ORLANDO, Fla. — In a speech today to the Tea Party’s Constitutional Originalist Society, presidential candidate Mitt Romney affirmed his commitment to defend Third Amendment rights if elected. The $500-a-plate crowd gave Romney a standing ovation as he firmly declared his opposition to the forced quartering of soldiers during peacetime.
“President Obama has done more than any president in history to roll back Third Amendment rights,” alleged Romney. “If elected, I will make sure that no American has to take care of current and former soldiers against their will.” Romney also used the occasion to clarify his opposition to the Stamp Act and Tories of all kinds.
Liberals have long decried the third amendment as archaic, a holdover from the Revolutionary War era with little relevance in today’s America.

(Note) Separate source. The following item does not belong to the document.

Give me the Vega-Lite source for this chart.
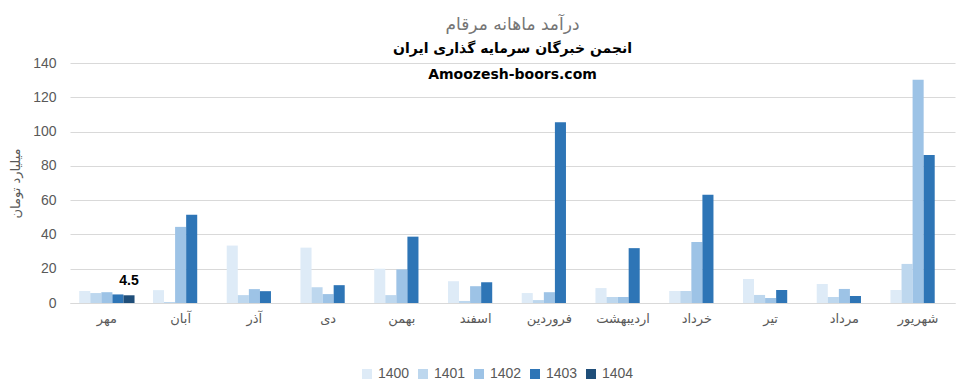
{
  "$schema": "https://vega.github.io/schema/vega-lite/v6.json",
  "width": 885,
  "height": 240,
  "autosize": {"type": "none"},
  "padding": {"left": 70, "top": 63, "right": 23, "bottom": 89},
  "background": "white",
  "title": {
    "text": "درآمد ماهانه مرقام",
    "subtitle": ["انجمن خبرگان سرمایه گذاری ایران", "Amoozesh-boors.com"],
    "anchor": "middle",
    "font": "DejaVu Sans",
    "fontSize": 17,
    "fontWeight": "normal",
    "color": "#757575",
    "subtitleFont": "DejaVu Sans",
    "subtitleFontSize": 14,
    "subtitleFontWeight": "bold",
    "subtitleColor": "#000000",
    "subtitleLineHeight": 26,
    "subtitlePadding": 8,
    "offset": -27
  },
  "data": {
    "values": [
      {"month": "مهر", "year": "1400", "value": 7},
      {"month": "مهر", "year": "1401", "value": 5.8},
      {"month": "مهر", "year": "1402", "value": 6.3},
      {"month": "مهر", "year": "1403", "value": 5},
      {"month": "مهر", "year": "1404", "value": 4.5},
      {"month": "آبان", "year": "1400", "value": 7.5},
      {"month": "آبان", "year": "1401", "value": 0.6},
      {"month": "آبان", "year": "1402", "value": 44.4},
      {"month": "آبان", "year": "1403", "value": 51.5},
      {"month": "آذر", "year": "1400", "value": 33.5},
      {"month": "آذر", "year": "1401", "value": 4.6},
      {"month": "آذر", "year": "1402", "value": 8.1},
      {"month": "آذر", "year": "1403", "value": 6.9},
      {"month": "دی", "year": "1400", "value": 32.3},
      {"month": "دی", "year": "1401", "value": 9.2},
      {"month": "دی", "year": "1402", "value": 5.2},
      {"month": "دی", "year": "1403", "value": 10.4},
      {"month": "بهمن", "year": "1400", "value": 20},
      {"month": "بهمن", "year": "1401", "value": 4.6},
      {"month": "بهمن", "year": "1402", "value": 19.6},
      {"month": "بهمن", "year": "1403", "value": 38.7},
      {"month": "اسفند", "year": "1400", "value": 12.7},
      {"month": "اسفند", "year": "1401", "value": 1.2},
      {"month": "اسفند", "year": "1402", "value": 9.8},
      {"month": "اسفند", "year": "1403", "value": 12.1},
      {"month": "فروردین", "year": "1400", "value": 5.8},
      {"month": "فروردین", "year": "1401", "value": 1.7},
      {"month": "فروردین", "year": "1402", "value": 6.3},
      {"month": "فروردین", "year": "1403", "value": 105.4},
      {"month": "اردیبهشت", "year": "1400", "value": 8.7},
      {"month": "اردیبهشت", "year": "1401", "value": 3.5},
      {"month": "اردیبهشت", "year": "1402", "value": 3.5},
      {"month": "اردیبهشت", "year": "1403", "value": 32},
      {"month": "خرداد", "year": "1400", "value": 7},
      {"month": "خرداد", "year": "1401", "value": 7},
      {"month": "خرداد", "year": "1402", "value": 35.6},
      {"month": "خرداد", "year": "1403", "value": 63.1},
      {"month": "تیر", "year": "1400", "value": 14},
      {"month": "تیر", "year": "1401", "value": 4.7},
      {"month": "تیر", "year": "1402", "value": 2.9},
      {"month": "تیر", "year": "1403", "value": 7.6},
      {"month": "مرداد", "year": "1400", "value": 11.1},
      {"month": "مرداد", "year": "1401", "value": 3.5},
      {"month": "مرداد", "year": "1402", "value": 8.2},
      {"month": "مرداد", "year": "1403", "value": 4.1},
      {"month": "شهریور", "year": "1400", "value": 7.6},
      {"month": "شهریور", "year": "1401", "value": 22.8},
      {"month": "شهریور", "year": "1402", "value": 130.3},
      {"month": "شهریور", "year": "1403", "value": 86.4}
    ]
  },
  "encoding": {
    "x": {
      "field": "month",
      "type": "nominal",
      "sort": ["مهر", "آبان", "آذر", "دی", "بهمن", "اسفند", "فروردین", "اردیبهشت", "خرداد", "تیر", "مرداد", "شهریور"],
      "scale": {"paddingInner": 0.25, "paddingOuter": 0.125},
      "axis": {
        "title": null,
        "labelAngle": 0,
        "labelFont": "DejaVu Sans",
        "labelFontSize": 13,
        "labelColor": "#595959",
        "labelPadding": 9,
        "ticks": false,
        "domainColor": "#d9d9d9",
        "grid": false
      }
    },
    "xOffset": {
      "field": "year",
      "type": "nominal",
      "scale": {"domain": ["1400", "1401", "1402", "1403", "1404"], "paddingInner": 0}
    },
    "y": {
      "field": "value",
      "type": "quantitative",
      "scale": {"domain": [0, 140]},
      "axis": {
        "title": "میلیارد تومان",
        "titleFont": "DejaVu Sans",
        "titleFontSize": 13,
        "titleFontWeight": "normal",
        "titleColor": "#595959",
        "titlePadding": 10,
        "values": [0, 20, 40, 60, 80, 100, 120, 140],
        "labelFont": "Liberation Sans",
        "labelFontSize": 14,
        "labelColor": "#595959",
        "labelPadding": 14,
        "ticks": false,
        "domain": false,
        "gridColor": "#d9d9d9"
      }
    }
  },
  "layer": [
    {
      "mark": {"type": "bar"},
      "encoding": {
        "color": {
          "field": "year",
          "type": "nominal",
          "scale": {
            "domain": ["1400", "1401", "1402", "1403", "1404"],
            "range": ["#deebf7", "#bdd7ee", "#9dc3e6", "#2e75b6", "#1f4e79"]
          },
          "legend": {
            "title": null,
            "orient": "none",
            "legendX": 290,
            "legendY": 304,
            "direction": "horizontal",
            "symbolType": "square",
            "symbolSize": 100,
            "symbolStrokeWidth": 0,
            "labelFont": "Liberation Sans",
            "labelFontSize": 14,
            "labelColor": "#595959",
            "columnPadding": 6
          }
        }
      }
    },
    {
      "transform": [{"filter": "datum.year == '1404'"}],
      "mark": {"type": "text", "baseline": "bottom", "dy": -7, "font": "Liberation Sans", "fontSize": 14, "fontWeight": "bold", "color": "#000000"},
      "encoding": {
        "text": {"field": "value", "type": "quantitative", "format": ".1f"}
      }
    }
  ],
  "config": {
    "view": {"stroke": null}
  }
}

Conservatives have called these allegations “judicial activism” and argue that the framers envisioned robust Third Amendment rights for all Americans.
Romney’s speech was interrupted three times by audience applause. Perhaps the most positive reaction came when Romney addressed care for our veterans. “When I see a homeless veteran,” said Romney, “I don’t see a callous failure to honor those who have sacrificed so much for us. I see freedom – an America that loves its Third Amendment so much that it isn’t afraid to completely ignore its servicemen and women.”

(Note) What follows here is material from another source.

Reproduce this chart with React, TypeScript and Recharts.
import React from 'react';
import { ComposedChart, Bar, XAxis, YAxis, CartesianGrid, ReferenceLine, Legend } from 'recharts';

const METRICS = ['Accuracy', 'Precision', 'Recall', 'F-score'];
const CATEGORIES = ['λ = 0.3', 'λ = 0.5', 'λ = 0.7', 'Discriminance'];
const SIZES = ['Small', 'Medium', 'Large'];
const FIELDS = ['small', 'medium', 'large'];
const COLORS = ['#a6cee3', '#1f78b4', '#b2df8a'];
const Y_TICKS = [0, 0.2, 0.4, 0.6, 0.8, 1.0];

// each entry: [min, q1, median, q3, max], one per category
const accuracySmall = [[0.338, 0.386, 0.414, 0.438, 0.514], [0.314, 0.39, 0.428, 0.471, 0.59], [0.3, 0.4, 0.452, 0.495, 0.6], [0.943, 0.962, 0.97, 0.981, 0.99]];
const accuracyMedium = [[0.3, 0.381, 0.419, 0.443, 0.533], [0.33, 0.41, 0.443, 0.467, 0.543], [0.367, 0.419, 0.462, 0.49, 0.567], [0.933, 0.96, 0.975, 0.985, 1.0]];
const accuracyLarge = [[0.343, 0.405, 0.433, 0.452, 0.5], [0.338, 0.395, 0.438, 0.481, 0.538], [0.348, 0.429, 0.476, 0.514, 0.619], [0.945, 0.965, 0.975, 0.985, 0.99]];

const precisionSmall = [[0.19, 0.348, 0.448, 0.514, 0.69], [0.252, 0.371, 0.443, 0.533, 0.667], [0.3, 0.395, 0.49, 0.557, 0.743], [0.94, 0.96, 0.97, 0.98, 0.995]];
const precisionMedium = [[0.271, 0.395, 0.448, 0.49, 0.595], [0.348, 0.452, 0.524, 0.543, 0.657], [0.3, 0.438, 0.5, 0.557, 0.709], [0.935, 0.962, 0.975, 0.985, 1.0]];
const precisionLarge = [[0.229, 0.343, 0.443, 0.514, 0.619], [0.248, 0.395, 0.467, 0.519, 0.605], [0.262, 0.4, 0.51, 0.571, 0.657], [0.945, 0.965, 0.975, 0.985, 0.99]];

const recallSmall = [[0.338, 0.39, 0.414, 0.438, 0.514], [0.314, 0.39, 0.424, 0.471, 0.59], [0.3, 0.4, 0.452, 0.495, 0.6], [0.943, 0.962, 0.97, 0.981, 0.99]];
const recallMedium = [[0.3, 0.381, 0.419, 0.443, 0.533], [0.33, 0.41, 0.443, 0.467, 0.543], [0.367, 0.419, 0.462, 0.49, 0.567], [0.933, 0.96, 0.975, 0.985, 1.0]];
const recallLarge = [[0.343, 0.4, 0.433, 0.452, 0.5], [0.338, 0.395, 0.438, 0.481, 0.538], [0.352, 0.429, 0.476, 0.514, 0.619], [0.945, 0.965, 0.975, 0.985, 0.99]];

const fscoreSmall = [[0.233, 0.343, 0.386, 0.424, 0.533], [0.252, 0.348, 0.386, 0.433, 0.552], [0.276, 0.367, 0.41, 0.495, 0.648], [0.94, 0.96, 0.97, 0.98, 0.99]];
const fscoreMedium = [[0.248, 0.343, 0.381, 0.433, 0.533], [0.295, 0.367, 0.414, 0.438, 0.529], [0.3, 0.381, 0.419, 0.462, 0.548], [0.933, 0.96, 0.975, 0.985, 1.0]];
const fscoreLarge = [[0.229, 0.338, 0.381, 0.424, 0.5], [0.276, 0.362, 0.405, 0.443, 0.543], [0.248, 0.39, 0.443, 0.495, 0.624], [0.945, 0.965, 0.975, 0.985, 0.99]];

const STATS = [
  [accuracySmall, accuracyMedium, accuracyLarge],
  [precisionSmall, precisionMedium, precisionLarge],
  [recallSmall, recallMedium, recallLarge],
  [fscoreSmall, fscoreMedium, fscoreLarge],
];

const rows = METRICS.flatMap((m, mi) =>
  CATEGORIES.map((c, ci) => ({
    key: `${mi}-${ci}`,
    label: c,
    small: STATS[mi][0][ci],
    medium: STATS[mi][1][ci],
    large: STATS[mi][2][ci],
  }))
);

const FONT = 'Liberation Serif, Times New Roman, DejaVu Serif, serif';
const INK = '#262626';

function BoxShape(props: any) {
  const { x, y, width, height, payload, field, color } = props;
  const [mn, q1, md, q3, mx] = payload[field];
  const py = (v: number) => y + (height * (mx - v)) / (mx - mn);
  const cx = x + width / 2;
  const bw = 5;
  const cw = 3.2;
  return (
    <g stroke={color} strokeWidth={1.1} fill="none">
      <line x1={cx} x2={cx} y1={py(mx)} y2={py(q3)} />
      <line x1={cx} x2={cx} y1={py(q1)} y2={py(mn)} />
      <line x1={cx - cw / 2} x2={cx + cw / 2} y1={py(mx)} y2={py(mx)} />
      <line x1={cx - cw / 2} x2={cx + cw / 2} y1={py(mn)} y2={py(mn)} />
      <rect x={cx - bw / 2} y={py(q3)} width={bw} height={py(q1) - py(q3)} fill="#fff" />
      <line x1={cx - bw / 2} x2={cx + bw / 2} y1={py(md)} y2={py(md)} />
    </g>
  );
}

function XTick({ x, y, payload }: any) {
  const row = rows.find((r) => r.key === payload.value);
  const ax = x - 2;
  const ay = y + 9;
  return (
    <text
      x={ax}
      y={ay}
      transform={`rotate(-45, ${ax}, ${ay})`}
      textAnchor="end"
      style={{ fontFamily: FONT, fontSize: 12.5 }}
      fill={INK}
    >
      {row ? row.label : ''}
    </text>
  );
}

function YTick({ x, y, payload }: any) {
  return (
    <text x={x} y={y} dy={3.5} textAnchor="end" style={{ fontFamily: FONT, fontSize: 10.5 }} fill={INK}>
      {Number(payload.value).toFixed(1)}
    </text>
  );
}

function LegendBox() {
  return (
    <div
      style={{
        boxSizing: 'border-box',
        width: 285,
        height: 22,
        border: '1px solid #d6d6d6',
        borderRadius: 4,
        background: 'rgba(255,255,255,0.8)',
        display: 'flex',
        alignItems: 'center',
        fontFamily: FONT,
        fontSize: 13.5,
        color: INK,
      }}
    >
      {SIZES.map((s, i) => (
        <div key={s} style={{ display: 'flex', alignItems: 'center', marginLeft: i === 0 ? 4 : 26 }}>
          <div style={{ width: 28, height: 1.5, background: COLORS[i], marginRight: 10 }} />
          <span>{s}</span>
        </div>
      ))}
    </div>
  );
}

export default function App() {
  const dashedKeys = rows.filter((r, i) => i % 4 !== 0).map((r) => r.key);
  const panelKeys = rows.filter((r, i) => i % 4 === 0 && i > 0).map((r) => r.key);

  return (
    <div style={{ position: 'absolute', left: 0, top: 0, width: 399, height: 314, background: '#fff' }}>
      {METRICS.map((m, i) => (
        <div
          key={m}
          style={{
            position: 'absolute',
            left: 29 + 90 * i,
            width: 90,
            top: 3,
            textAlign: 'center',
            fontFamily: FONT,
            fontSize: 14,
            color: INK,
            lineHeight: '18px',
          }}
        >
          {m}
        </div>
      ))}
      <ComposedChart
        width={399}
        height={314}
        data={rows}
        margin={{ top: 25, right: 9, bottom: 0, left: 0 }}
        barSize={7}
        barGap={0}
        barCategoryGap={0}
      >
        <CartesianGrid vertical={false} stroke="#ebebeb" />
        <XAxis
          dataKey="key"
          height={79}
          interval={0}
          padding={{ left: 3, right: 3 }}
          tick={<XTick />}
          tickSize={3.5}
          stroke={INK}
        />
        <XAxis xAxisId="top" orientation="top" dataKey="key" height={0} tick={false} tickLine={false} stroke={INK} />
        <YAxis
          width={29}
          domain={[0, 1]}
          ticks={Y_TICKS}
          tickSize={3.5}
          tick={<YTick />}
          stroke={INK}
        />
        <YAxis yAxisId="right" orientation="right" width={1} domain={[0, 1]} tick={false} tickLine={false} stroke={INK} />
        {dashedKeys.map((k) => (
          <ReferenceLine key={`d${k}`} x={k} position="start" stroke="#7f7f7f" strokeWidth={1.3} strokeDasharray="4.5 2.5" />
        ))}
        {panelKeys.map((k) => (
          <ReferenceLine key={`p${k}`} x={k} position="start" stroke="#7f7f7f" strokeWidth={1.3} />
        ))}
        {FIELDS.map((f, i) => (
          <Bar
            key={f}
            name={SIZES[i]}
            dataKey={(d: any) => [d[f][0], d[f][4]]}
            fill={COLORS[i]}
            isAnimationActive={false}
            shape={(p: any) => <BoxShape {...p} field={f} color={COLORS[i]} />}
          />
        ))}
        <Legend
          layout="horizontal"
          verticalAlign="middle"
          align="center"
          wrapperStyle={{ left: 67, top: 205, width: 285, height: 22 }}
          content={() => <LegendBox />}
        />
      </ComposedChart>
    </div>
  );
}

Sources within the campaign say Romney plans to make Third Amendment rights a cornerstone of his platform in the last month of the election season. The Romney campaign website plans to sell bumper stickers with the slogan, “Support our troops (but not because you have to).”
Still, Romney’s speech drew fire from critics within the GOP who worry that the party nominee’s position is not strong enough. “Governor Romney’s position is a good start,” said David Schneider of the conservative Liberty Foundation, “but a true Reagan Republican would make it illegal to house or feed any member of the military, even voluntarily. And that includes their families.”